Steered MD simulations

Constant velocity pulling simulations were performed along the ±Z direction (principle axis of the protein). The initial benzene position was extracted from the equilibrium MD simulations. A harmonic spring with force constant of 1000 kJ mol−1 nm−2 was attached to the benzene and pulled at a rate of 0.5 nm ns−1 for ~12 ns (six independent simulations were performed to calculate each force curve from steered MD simulations). The force constant and the pulling speed were chosen based on our previous work on arginine permeation through OprD64. Snapshots along the ±Z directions were then selected as initial starting points for umbrella sampling windows, such that they were separated by 0.1 nm between windows.
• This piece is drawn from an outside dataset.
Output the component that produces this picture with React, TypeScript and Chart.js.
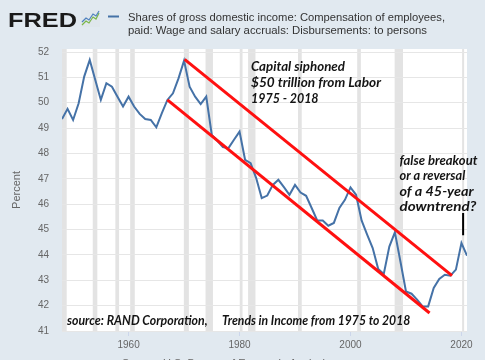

Each window was initially equilibrated with a restraint on the benzene for 1 ns. Each equilibrated system was then subjected to 200 ns MD simulation by applying a harmonic biasing potential on the centre of mass of the benzene; a harmonic force constant of 1000 kJ mol−1 nm−2 was used to restrain the benzene along the Z direction, and no restraints were applied in the xy plane. In the case of insufficient sampling, the extra umbrella sampling windows were added based on visual inspection of histogram overlap. The PMF profiles were then computed using Weight Histogram Analysis Method (WHAM)65 as implemented within GROMACS. The estimated correlation time for each window and the Bayesian bootstrapping error of the PMF was also calculated using the built-in GROMACS tools66. The non-cyclised PMF profile is shown in Supplementary Fig. 6. Steered MD simulations in which the benzene was pulled out through the lateral gate were performed such that the benzene was restrained along a vector from the lateral gate of the protein to the outer membrane.

Reporting summary

Further information on research design is available in the Nature Research Reporting Summary linked to this article.